YOUR TASK: Print the listing as it stands, omitting all images.

DATASET CONTENT:
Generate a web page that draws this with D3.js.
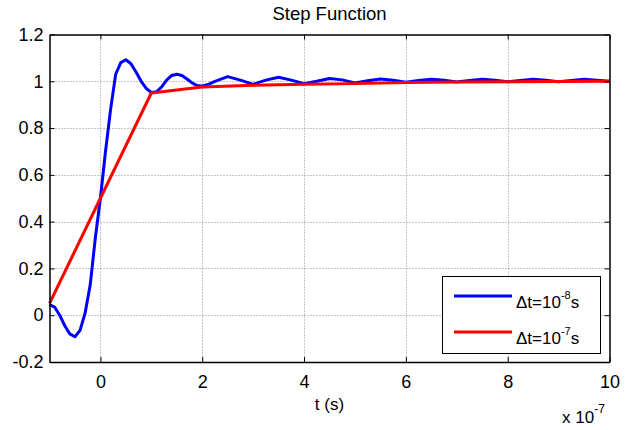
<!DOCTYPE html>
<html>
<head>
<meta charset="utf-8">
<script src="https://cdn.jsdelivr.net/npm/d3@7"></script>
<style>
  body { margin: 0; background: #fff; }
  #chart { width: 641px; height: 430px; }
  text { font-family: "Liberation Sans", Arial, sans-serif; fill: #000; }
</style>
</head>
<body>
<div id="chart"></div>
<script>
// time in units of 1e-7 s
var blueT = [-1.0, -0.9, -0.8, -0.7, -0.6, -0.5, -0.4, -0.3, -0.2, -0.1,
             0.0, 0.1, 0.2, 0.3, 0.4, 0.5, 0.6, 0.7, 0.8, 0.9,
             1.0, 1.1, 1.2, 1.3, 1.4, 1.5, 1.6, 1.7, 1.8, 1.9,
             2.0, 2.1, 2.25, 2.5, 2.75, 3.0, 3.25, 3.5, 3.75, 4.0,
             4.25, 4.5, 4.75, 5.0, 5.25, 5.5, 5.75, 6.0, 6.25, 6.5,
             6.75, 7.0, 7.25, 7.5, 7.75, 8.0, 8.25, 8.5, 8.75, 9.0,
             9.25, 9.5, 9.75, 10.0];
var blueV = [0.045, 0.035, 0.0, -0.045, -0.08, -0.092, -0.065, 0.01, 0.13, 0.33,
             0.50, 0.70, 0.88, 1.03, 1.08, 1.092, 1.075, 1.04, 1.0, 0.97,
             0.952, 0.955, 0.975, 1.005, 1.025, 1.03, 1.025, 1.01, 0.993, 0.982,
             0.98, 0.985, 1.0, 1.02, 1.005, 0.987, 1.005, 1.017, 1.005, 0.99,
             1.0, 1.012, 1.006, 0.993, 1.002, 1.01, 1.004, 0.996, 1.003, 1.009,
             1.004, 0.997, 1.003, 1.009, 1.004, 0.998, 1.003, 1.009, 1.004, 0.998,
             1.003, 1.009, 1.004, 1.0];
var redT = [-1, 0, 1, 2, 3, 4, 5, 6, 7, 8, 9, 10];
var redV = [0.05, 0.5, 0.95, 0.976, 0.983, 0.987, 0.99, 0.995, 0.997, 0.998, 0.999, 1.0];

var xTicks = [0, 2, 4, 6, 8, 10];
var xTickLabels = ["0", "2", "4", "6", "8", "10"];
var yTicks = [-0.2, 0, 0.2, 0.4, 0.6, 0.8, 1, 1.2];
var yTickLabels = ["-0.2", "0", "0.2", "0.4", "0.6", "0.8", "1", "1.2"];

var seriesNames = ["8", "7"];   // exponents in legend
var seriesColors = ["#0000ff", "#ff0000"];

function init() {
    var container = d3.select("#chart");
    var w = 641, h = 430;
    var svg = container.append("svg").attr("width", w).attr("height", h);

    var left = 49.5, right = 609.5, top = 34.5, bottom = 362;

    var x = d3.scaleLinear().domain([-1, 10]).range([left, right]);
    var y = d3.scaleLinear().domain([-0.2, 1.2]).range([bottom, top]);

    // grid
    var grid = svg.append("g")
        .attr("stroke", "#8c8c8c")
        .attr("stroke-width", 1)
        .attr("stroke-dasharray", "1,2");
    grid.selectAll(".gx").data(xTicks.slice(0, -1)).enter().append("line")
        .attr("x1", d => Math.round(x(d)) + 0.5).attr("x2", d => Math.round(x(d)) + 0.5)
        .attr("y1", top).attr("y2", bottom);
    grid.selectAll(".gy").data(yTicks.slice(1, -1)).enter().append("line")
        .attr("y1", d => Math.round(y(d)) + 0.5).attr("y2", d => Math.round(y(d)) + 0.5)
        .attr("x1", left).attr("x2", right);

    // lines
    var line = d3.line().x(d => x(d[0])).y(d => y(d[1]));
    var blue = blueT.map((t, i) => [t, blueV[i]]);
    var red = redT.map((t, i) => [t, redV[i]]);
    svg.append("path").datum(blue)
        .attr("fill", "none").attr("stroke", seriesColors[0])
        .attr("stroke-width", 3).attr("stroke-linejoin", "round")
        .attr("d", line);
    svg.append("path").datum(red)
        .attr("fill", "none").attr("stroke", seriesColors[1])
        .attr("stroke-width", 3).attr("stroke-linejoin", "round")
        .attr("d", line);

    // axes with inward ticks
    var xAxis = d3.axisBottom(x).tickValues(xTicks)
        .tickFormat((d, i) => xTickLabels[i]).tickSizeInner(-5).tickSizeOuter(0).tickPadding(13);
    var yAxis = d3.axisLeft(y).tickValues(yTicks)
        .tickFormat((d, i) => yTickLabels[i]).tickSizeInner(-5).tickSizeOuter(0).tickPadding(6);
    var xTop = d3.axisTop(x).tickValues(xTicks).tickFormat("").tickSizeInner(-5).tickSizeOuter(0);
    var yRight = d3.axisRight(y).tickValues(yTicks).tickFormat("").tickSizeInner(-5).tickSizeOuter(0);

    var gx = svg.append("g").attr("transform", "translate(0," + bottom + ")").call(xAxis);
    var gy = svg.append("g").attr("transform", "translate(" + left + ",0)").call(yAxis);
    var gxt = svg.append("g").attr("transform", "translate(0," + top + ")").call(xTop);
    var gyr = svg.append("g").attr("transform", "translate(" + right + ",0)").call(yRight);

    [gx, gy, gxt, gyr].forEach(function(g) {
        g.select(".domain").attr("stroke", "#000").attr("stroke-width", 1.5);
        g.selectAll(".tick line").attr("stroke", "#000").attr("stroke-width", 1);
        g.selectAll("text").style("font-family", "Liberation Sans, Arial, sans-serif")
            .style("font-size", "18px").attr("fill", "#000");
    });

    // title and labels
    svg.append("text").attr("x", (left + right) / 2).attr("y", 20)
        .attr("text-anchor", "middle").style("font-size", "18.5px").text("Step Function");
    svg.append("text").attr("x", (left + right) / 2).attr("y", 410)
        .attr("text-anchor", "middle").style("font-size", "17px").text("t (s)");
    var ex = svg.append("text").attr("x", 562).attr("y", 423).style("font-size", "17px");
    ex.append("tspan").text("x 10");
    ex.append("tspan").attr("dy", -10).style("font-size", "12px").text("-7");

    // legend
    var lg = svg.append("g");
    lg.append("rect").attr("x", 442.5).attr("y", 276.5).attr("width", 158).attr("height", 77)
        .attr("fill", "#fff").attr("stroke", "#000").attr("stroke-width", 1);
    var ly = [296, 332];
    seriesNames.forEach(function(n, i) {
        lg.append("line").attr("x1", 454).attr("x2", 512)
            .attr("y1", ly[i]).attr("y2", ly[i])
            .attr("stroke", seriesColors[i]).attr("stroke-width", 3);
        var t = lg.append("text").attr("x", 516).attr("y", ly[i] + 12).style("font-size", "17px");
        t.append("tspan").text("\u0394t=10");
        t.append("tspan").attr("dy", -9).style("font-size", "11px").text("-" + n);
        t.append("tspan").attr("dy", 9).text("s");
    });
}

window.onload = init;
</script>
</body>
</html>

EXERCISE ANSWER:
Generate a web page that draws this with D3.js.
<!DOCTYPE html>
<html>
<head>
<meta charset="utf-8">
<script src="https://cdn.jsdelivr.net/npm/d3@7"></script>
<style>
  body { margin: 0; background: #fff; }
  #chart { width: 641px; height: 430px; }
  text { font-family: "Liberation Sans", Arial, sans-serif; fill: #000; }
</style>
</head>
<body>
<div id="chart"></div>
<script>
// time in units of 1e-7 s
var blueT = [-1.0, -0.9, -0.8, -0.7, -0.6, -0.5, -0.4, -0.3, -0.2, -0.1,
             0.0, 0.1, 0.2, 0.3, 0.4, 0.5, 0.6, 0.7, 0.8, 0.9,
             1.0, 1.1, 1.2, 1.3, 1.4, 1.5, 1.6, 1.7, 1.8, 1.9,
             2.0, 2.1, 2.25, 2.5, 2.75, 3.0, 3.25, 3.5, 3.75, 4.0,
             4.25, 4.5, 4.75, 5.0, 5.25, 5.5, 5.75, 6.0, 6.25, 6.5,
             6.75, 7.0, 7.25, 7.5, 7.75, 8.0, 8.25, 8.5, 8.75, 9.0,
             9.25, 9.5, 9.75, 10.0];
var blueV = [0.045, 0.035, 0.0, -0.045, -0.08, -0.092, -0.065, 0.01, 0.13, 0.33,
             0.50, 0.70, 0.88, 1.03, 1.08, 1.092, 1.075, 1.04, 1.0, 0.97,
             0.952, 0.955, 0.975, 1.005, 1.025, 1.03, 1.025, 1.01, 0.993, 0.982,
             0.98, 0.985, 1.0, 1.02, 1.005, 0.987, 1.005, 1.017, 1.005, 0.99,
             1.0, 1.012, 1.006, 0.993, 1.002, 1.01, 1.004, 0.996, 1.003, 1.009,
             1.004, 0.997, 1.003, 1.009, 1.004, 0.998, 1.003, 1.009, 1.004, 0.998,
             1.003, 1.009, 1.004, 1.0];
var redT = [-1, 0, 1, 2, 3, 4, 5, 6, 7, 8, 9, 10];
var redV = [0.05, 0.5, 0.95, 0.976, 0.983, 0.987, 0.99, 0.995, 0.997, 0.998, 0.999, 1.0];

var xTicks = [0, 2, 4, 6, 8, 10];
var xTickLabels = ["0", "2", "4", "6", "8", "10"];
var yTicks = [-0.2, 0, 0.2, 0.4, 0.6, 0.8, 1, 1.2];
var yTickLabels = ["-0.2", "0", "0.2", "0.4", "0.6", "0.8", "1", "1.2"];

var seriesNames = ["8", "7"];   // exponents in legend
var seriesColors = ["#0000ff", "#ff0000"];

function init() {
    var container = d3.select("#chart");
    var w = 641, h = 430;
    var svg = container.append("svg").attr("width", w).attr("height", h);

    var left = 49.5, right = 609.5, top = 34.5, bottom = 362;

    var x = d3.scaleLinear().domain([-1, 10]).range([left, right]);
    var y = d3.scaleLinear().domain([-0.2, 1.2]).range([bottom, top]);

    // grid
    var grid = svg.append("g")
        .attr("stroke", "#8c8c8c")
        .attr("stroke-width", 1)
        .attr("stroke-dasharray", "1,2");
    grid.selectAll(".gx").data(xTicks.slice(0, -1)).enter().append("line")
        .attr("x1", d => Math.round(x(d)) + 0.5).attr("x2", d => Math.round(x(d)) + 0.5)
        .attr("y1", top).attr("y2", bottom);
    grid.selectAll(".gy").data(yTicks.slice(1, -1)).enter().append("line")
        .attr("y1", d => Math.round(y(d)) + 0.5).attr("y2", d => Math.round(y(d)) + 0.5)
        .attr("x1", left).attr("x2", right);

    // lines
    var line = d3.line().x(d => x(d[0])).y(d => y(d[1]));
    var blue = blueT.map((t, i) => [t, blueV[i]]);
    var red = redT.map((t, i) => [t, redV[i]]);
    svg.append("path").datum(blue)
        .attr("fill", "none").attr("stroke", seriesColors[0])
        .attr("stroke-width", 3).attr("stroke-linejoin", "round")
        .attr("d", line);
    svg.append("path").datum(red)
        .attr("fill", "none").attr("stroke", seriesColors[1])
        .attr("stroke-width", 3).attr("stroke-linejoin", "round")
        .attr("d", line);

    // axes with inward ticks
    var xAxis = d3.axisBottom(x).tickValues(xTicks)
        .tickFormat((d, i) => xTickLabels[i]).tickSizeInner(-5).tickSizeOuter(0).tickPadding(13);
    var yAxis = d3.axisLeft(y).tickValues(yTicks)
        .tickFormat((d, i) => yTickLabels[i]).tickSizeInner(-5).tickSizeOuter(0).tickPadding(6);
    var xTop = d3.axisTop(x).tickValues(xTicks).tickFormat("").tickSizeInner(-5).tickSizeOuter(0);
    var yRight = d3.axisRight(y).tickValues(yTicks).tickFormat("").tickSizeInner(-5).tickSizeOuter(0);

    var gx = svg.append("g").attr("transform", "translate(0," + bottom + ")").call(xAxis);
    var gy = svg.append("g").attr("transform", "translate(" + left + ",0)").call(yAxis);
    var gxt = svg.append("g").attr("transform", "translate(0," + top + ")").call(xTop);
    var gyr = svg.append("g").attr("transform", "translate(" + right + ",0)").call(yRight);

    [gx, gy, gxt, gyr].forEach(function(g) {
        g.select(".domain").attr("stroke", "#000").attr("stroke-width", 1.5);
        g.selectAll(".tick line").attr("stroke", "#000").attr("stroke-width", 1);
        g.selectAll("text").style("font-family", "Liberation Sans, Arial, sans-serif")
            .style("font-size", "18px").attr("fill", "#000");
    });

    // title and labels
    svg.append("text").attr("x", (left + right) / 2).attr("y", 20)
        .attr("text-anchor", "middle").style("font-size", "18.5px").text("Step Function");
    svg.append("text").attr("x", (left + right) / 2).attr("y", 410)
        .attr("text-anchor", "middle").style("font-size", "17px").text("t (s)");
    var ex = svg.append("text").attr("x", 562).attr("y", 423).style("font-size", "17px");
    ex.append("tspan").text("x 10");
    ex.append("tspan").attr("dy", -10).style("font-size", "12px").text("-7");

    // legend
    var lg = svg.append("g");
    lg.append("rect").attr("x", 442.5).attr("y", 276.5).attr("width", 158).attr("height", 77)
        .attr("fill", "#fff").attr("stroke", "#000").attr("stroke-width", 1);
    var ly = [296, 332];
    seriesNames.forEach(function(n, i) {
        lg.append("line").attr("x1", 454).attr("x2", 512)
            .attr("y1", ly[i]).attr("y2", ly[i])
            .attr("stroke", seriesColors[i]).attr("stroke-width", 3);
        var t = lg.append("text").attr("x", 516).attr("y", ly[i] + 12).style("font-size", "17px");
        t.append("tspan").text("\u0394t=10");
        t.append("tspan").attr("dy", -9).style("font-size", "11px").text("-" + n);
        t.append("tspan").attr("dy", 9).text("s");
    });
}

window.onload = init;
</script>
</body>
</html>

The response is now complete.